昔と全然変わらず、今も笑顔が素敵なバスケ部のSさん。
手前のおやっさん(?)は同じブラバンのチューバ吹き元ちゃん。お互い年取ったね。後ろは電気屋さんのヒトシ君。
この他にも何人も気持ちのいい連中が集まっていました。写真がちゃんと撮れてなった・・残念。
たまにはこうした昔の仲間と会うのも楽しいものです。想い出に浸って生きるのは好きでは無いですが、想い出のない人生もまたつまらないですね。
人間は帰る港のような所が必要なのかもしれません。どんなに全国、全世界を飛び回るような人でも、自分の生まれ育った土地や食べ物、想い出は、その人の人間としての根底となって何時までも残っている事でしょう。
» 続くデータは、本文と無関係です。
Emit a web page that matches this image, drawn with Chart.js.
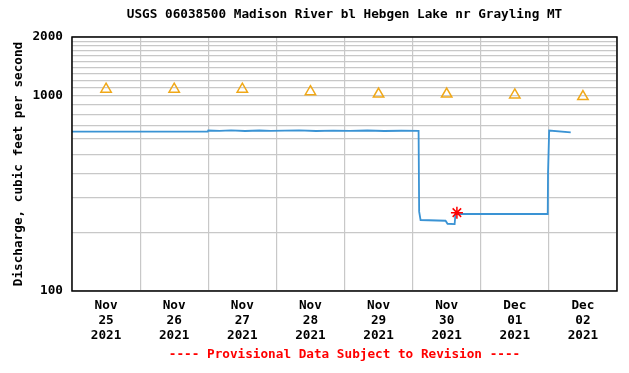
<!DOCTYPE html>
<html>
<head>
<meta charset="utf-8">
<script src="https://cdn.jsdelivr.net/npm/chart.js@4.4.0/dist/chart.umd.min.js"></script>
<style>
    html, body { margin: 0; padding: 0; background: #ffffff; }
    #wrap { width: 629px; height: 373px; }
</style>
</head>
<body>
<div id="wrap"><canvas id="chart" width="629" height="373"></canvas></div>
<script>
// Data (x = hours since Nov 25 2021 00:00)
const dischargeHours = [0, 24, 47.8, 48, 52, 56, 61, 66, 70, 75, 80, 86, 92, 98, 104, 110, 116, 122.1, 122.3, 122.8, 131.6, 132.3, 134.8, 135.1, 167.6, 167.7, 168.1, 175.7];
const dischargeValues = [655, 655, 655, 664, 661, 665, 660, 664, 661, 663, 665, 660, 663, 661, 664, 660, 662, 661, 255, 231, 229, 221, 220, 248, 248, 402, 664, 650];

const dayLabels = [['Nov', '25', '2021'], ['Nov', '26', '2021'], ['Nov', '27', '2021'], ['Nov', '28', '2021'],
                   ['Nov', '29', '2021'], ['Nov', '30', '2021'], ['Dec', '01', '2021'], ['Dec', '02', '2021']];
const medianHours = [12, 36, 60, 84, 108, 132, 156, 180];
const medianValues = [1080, 1080, 1080, 1050, 1020, 1020, 1010, 990];

const latestHour = [135.6];
const latestValue = [252];

const yTickValues = [100, 200, 300, 400, 500, 600, 700, 800, 900, 1000, 1100, 1200, 1300, 1400, 1500, 1600, 1700, 1800, 1900, 2000];
const yLabelled = [100, 1000, 2000];

const mono = "'DejaVu Sans Mono', 'Liberation Mono', monospace";

function toPoints(xs, ys) {
    return xs.map((x, i) => ({x: x, y: ys[i]}));
}

// Title, footer and frame drawn round the plot area
const decorations = {
    id: 'decorations',
    afterDraw(chart) {
        const ctx = chart.ctx;
        const area = chart.chartArea;
        const cx = (area.left + area.right) / 2;
        ctx.save();
        ctx.strokeStyle = '#000000';
        ctx.lineWidth = 1.5;
        ctx.strokeRect(area.left, area.top, area.right - area.left, area.bottom - area.top);
        ctx.textAlign = 'center';
        ctx.textBaseline = 'middle';
        ctx.font = `bold 12.7px ${mono}`;
        ctx.fillStyle = '#000000';
        ctx.fillText('USGS 06038500 Madison River bl Hebgen Lake nr Grayling MT', cx, 15);
        ctx.fillStyle = '#ff0000';
        ctx.fillText('---- Provisional Data Subject to Revision ----', cx, 355);
        ctx.restore();
    }
};

const ctx = document.getElementById('chart').getContext('2d');
const myChart = new Chart(ctx, {
    type: 'line',
    data: {
        datasets: [{
            label: 'Discharge',
            data: toPoints(dischargeHours, dischargeValues),
            borderColor: '#3a93d4',
            borderWidth: 1.8,
            pointRadius: 0,
            tension: 0,
            order: 3
        }, {
            label: 'Median daily statistic',
            data: toPoints(medianHours, medianValues),
            showLine: false,
            pointStyle: 'triangle',
            pointRadius: 6,
            pointBorderWidth: 1.5,
            pointBorderColor: '#f0a818',
            pointBackgroundColor: 'rgba(0,0,0,0)',
            order: 2
        }, {
            label: 'Latest value',
            data: toPoints(latestHour, latestValue),
            showLine: false,
            pointStyle: 'star',
            pointRadius: 6,
            pointBorderWidth: 1.5,
            pointBorderColor: '#ff0000',
            pointBackgroundColor: '#ff0000',
            order: 1
        }]
    },
    options: {
        responsive: false,
        animation: false,
        layout: { padding: { top: 37, right: 12, left: 0, bottom: 0 } },
        plugins: {
            legend: { display: false },
            tooltip: { enabled: false },
            title: { display: false }
        },
        scales: {
            x: {
                type: 'linear',
                min: 0,
                max: 192,
                afterBuildTicks: scale => {
                    const t = [];
                    for (let h = 0; h <= 192; h += 12) t.push({value: h});
                    scale.ticks = t;
                },
                afterFit: scale => { scale.height = 82; },
                grid: {
                    drawTicks: false,
                    color: c => (c.tick && c.tick.value % 24 === 0) ? '#c8c8c8' : 'rgba(0,0,0,0)',
                    lineWidth: 1.2
                },
                border: { display: false },
                ticks: {
                    autoSkip: false,
                    maxRotation: 0,
                    padding: 7,
                    color: '#000000',
                    font: { family: mono, size: 12.7, weight: 'bold', lineHeight: '15px' },
                    callback: value => (value % 24 === 12) ? dayLabels[(value - 12) / 24] : ''
                }
            },
            y: {
                type: 'logarithmic',
                min: 100,
                max: 2000,
                afterBuildTicks: scale => {
                    scale.ticks = yTickValues.map(v => ({value: v}));
                },
                afterFit: scale => { scale.width = 72; },
                grid: {
                    drawTicks: false,
                    color: '#c8c8c8',
                    lineWidth: 1.2
                },
                border: { display: false },
                title: {
                    display: true,
                    text: 'Discharge, cubic feet per second',
                    color: '#000000',
                    font: { family: mono, size: 12.7, weight: 'bold', lineHeight: '15px' },
                    padding: { top: 11, bottom: 0 }
                },
                ticks: {
                    autoSkip: false,
                    padding: 9,
                    color: '#000000',
                    font: { family: mono, size: 12.7, weight: 'bold' },
                    callback: value => yLabelled.includes(value) ? String(value) : ''
                }
            }
        }
    },
    plugins: [decorations]
});
</script>
</body>
</html>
今考えると、私は高校を卒業する18歳までの自分と、それからの自分をどこか区別していたような気がしています。そしてほんのちょっと肩の力が入りすぎていたかも・・・。彼らと呑んでいたら、そんな風に思えてきました。
これからは、ゆったりと昔の仲間とも良いお付き合いをして行きたいな、と思った一日でした。
静岡万歳!
先日、台湾の琵琶奏者 劉 芛華さんが久しぶりに遊びに来てくれました。
劉さんはこのブログに時々登場する、二胡奏者 葉文宣さんの仲間で、以前二人して我が家に遊びに来てくれた事があります。以前会った時は二人とも化粧っ気もあまりなく、まあ明るい感じのお嬢さんという印象だったのですが、さすがお年頃なのか、葉さんも劉さんもすっかり綺麗なお姉さんに変身しなさって、まばゆいばかりでした。特に劉さんはファッションモデル並の背があるので、かなり格好いいんです。動画もあるようなので、youtubeを是非探してみてくださいな。
![601936_452703298075740_491475498_n[1]](https://biwa-shiotaka.com/wp-content/uploads/2011/01/675221c4-s.jpg)
劉さんは仏教に大変関心が高く、日本の伝統文化にもかなり深い造詣があります。今回も二人でやれ道元だ、空海だと仏教談義を延々としました。
台湾は中国と違って、昔のままの漢字を使っているので、筆談しながら充分に深く会話が出来るのがいいですね。彼女は日本語もそこそこできるし、日本酒も結構たしなむので、まあ話が止まらない。高野山の話や禅の話など、何処までもとどまる事を知らない感じで、結局最終電車の時間まで話し込みました。
台湾には大陸の文化が今でも色濃く残っています。中国がどんどん古いものを破壊して行くのに対し、台湾は精神性も物も文化も、貴重なものを沢山残しているようです。ただ、彼女曰く、仏教だけは日本が一番、ということでした。
こうして、海を越えて仲間が訪ねてくれるのは本当に嬉しいです。
そしてもう一つ。約10年ぶりくらいに、千葉の大網にあるstudio bというスペースで演奏してきました。山武杉の普及活動をしている、稗田忠弘さんという建築家の講演とカップリングで、以前もそこで演奏した「壇ノ浦」を演奏してきました。

久しぶりに会う、studio bのオーナー石橋さんご夫妻や地元の方に囲まれて和やかな雰囲気で楽しかったです。

演奏後は稗田さんと二人並んでトークをしました。何だか音楽も家作りも、地域作りも共通していて、あらためてこの日の会の趣旨に納得。
色々な出会いも、再会を果たす事で、より絆も深まります。多くのご縁に囲まれている人生って、いい感じです。
さて明日は、生まれ故郷静岡での演奏です。久しぶりに同級生達と盛り上がりますか!!